Given problem: Search the listing below for the string "matplotlib" and copy every line where it occurs.

Data section:
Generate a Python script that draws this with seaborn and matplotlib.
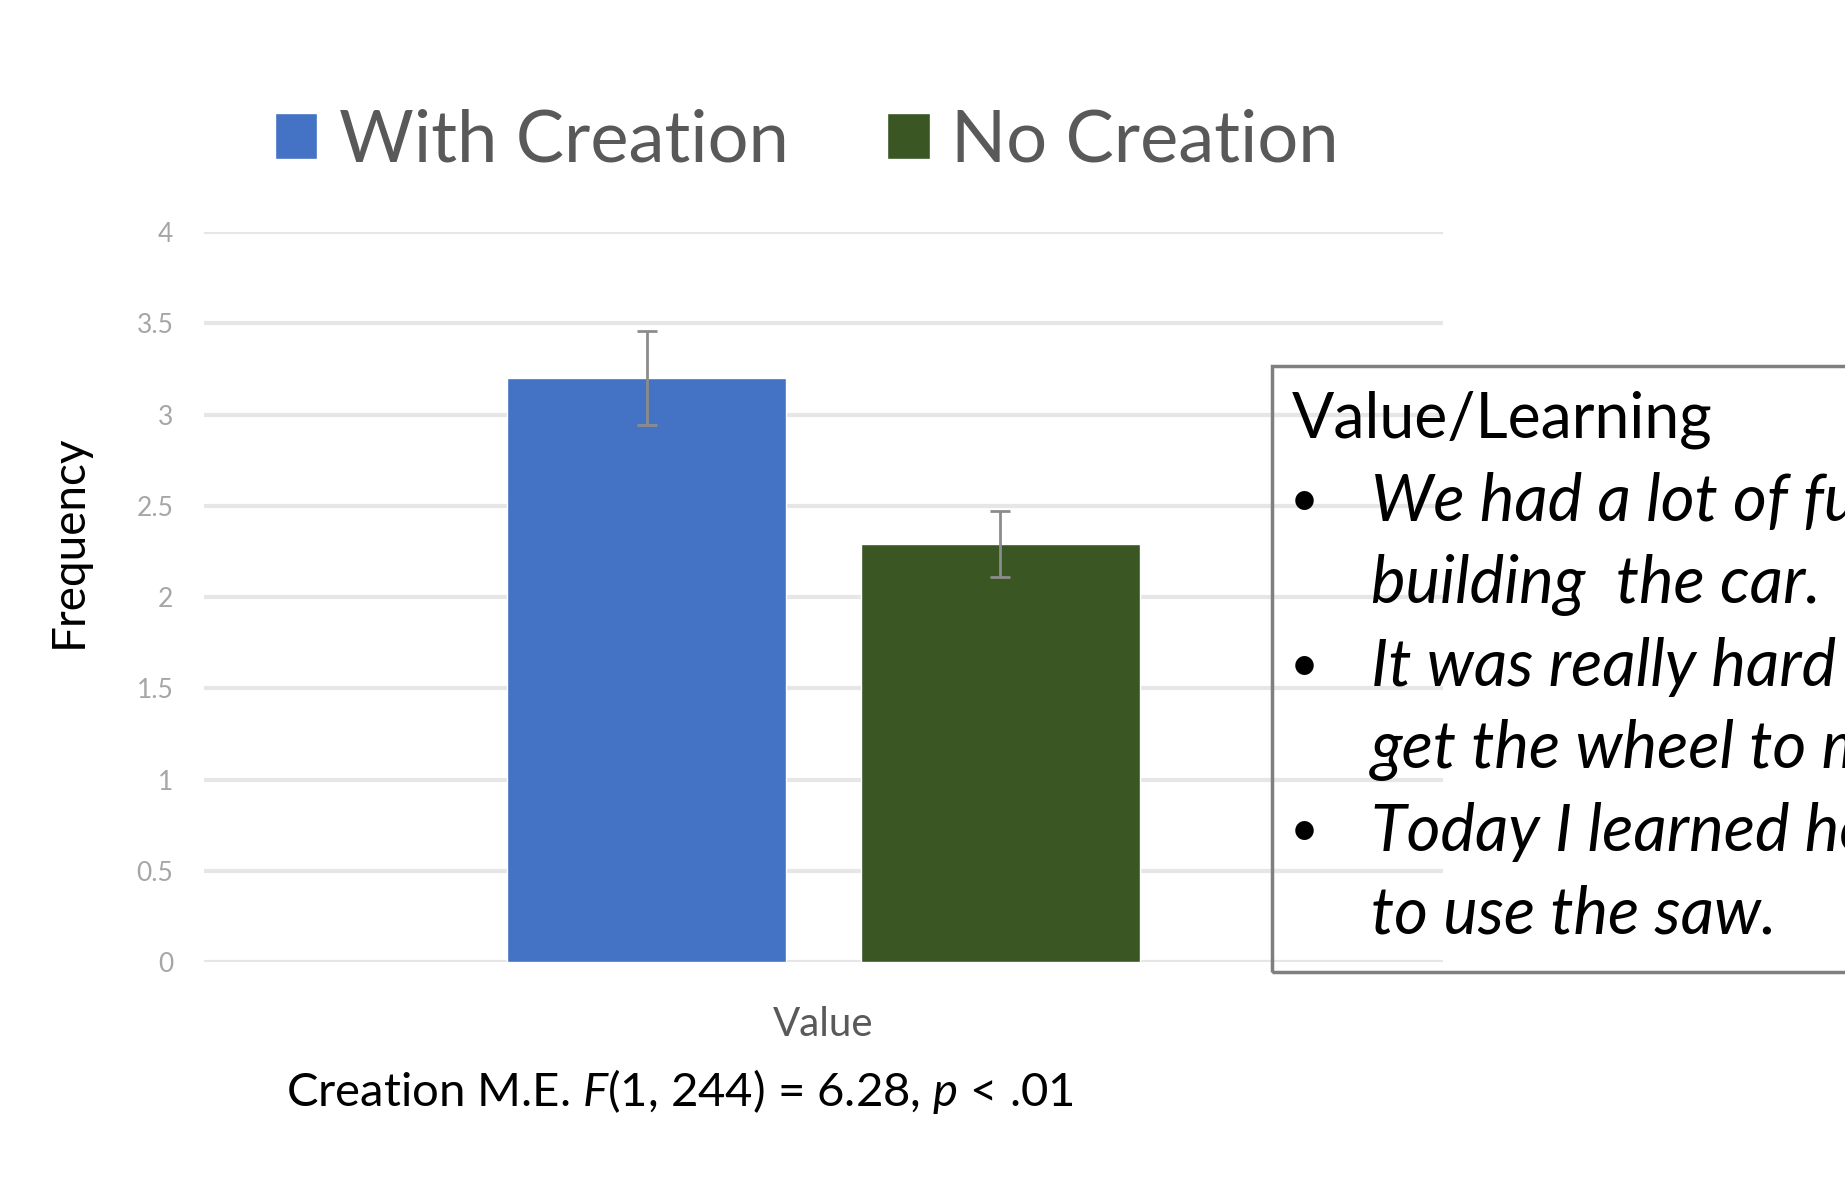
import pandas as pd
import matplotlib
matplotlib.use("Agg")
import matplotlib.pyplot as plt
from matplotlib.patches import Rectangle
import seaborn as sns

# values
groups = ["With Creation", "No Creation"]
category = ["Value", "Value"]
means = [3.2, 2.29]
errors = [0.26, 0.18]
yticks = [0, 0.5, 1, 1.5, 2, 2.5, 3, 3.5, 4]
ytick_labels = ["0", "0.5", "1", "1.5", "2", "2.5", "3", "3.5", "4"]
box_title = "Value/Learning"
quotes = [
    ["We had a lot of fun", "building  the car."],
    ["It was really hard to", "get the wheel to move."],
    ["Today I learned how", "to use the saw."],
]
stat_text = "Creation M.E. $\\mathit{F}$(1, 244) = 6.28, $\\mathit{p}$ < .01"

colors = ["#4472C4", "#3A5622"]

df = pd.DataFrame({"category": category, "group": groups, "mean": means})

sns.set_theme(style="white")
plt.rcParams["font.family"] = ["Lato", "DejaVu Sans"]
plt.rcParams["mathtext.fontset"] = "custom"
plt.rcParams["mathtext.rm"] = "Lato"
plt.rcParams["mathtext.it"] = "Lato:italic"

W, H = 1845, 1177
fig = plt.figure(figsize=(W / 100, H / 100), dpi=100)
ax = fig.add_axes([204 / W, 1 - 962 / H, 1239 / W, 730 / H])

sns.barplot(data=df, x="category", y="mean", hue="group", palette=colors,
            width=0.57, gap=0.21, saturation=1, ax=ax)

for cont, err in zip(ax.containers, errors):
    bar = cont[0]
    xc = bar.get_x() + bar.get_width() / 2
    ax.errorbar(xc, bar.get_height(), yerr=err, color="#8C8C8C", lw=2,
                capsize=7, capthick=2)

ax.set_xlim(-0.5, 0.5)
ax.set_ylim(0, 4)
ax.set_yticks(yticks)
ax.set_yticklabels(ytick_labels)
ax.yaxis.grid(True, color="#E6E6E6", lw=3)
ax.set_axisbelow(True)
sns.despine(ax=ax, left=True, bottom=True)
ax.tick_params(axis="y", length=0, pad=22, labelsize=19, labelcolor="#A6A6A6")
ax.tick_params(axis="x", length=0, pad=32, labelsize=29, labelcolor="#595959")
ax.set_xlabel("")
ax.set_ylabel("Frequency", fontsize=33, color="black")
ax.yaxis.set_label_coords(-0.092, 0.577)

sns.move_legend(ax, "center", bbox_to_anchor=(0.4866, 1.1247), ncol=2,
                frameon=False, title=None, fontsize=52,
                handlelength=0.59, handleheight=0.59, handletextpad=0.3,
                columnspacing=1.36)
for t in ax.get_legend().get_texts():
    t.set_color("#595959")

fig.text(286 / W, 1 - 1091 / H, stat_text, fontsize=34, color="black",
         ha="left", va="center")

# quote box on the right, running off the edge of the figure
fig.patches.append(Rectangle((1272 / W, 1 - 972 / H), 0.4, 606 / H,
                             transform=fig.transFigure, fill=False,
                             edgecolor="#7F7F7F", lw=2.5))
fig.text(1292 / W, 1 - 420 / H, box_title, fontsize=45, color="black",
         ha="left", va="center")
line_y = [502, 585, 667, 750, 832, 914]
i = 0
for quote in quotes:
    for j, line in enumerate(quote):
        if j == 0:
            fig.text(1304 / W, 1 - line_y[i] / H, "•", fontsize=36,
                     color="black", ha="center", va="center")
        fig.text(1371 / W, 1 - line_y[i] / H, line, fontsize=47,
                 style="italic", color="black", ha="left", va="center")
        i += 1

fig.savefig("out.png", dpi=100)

Exercise result:
Generate a Python script that draws this with seaborn and matplotlib.
import matplotlib
matplotlib.use("Agg")
import matplotlib.pyplot as plt
from matplotlib.patches import Rectangle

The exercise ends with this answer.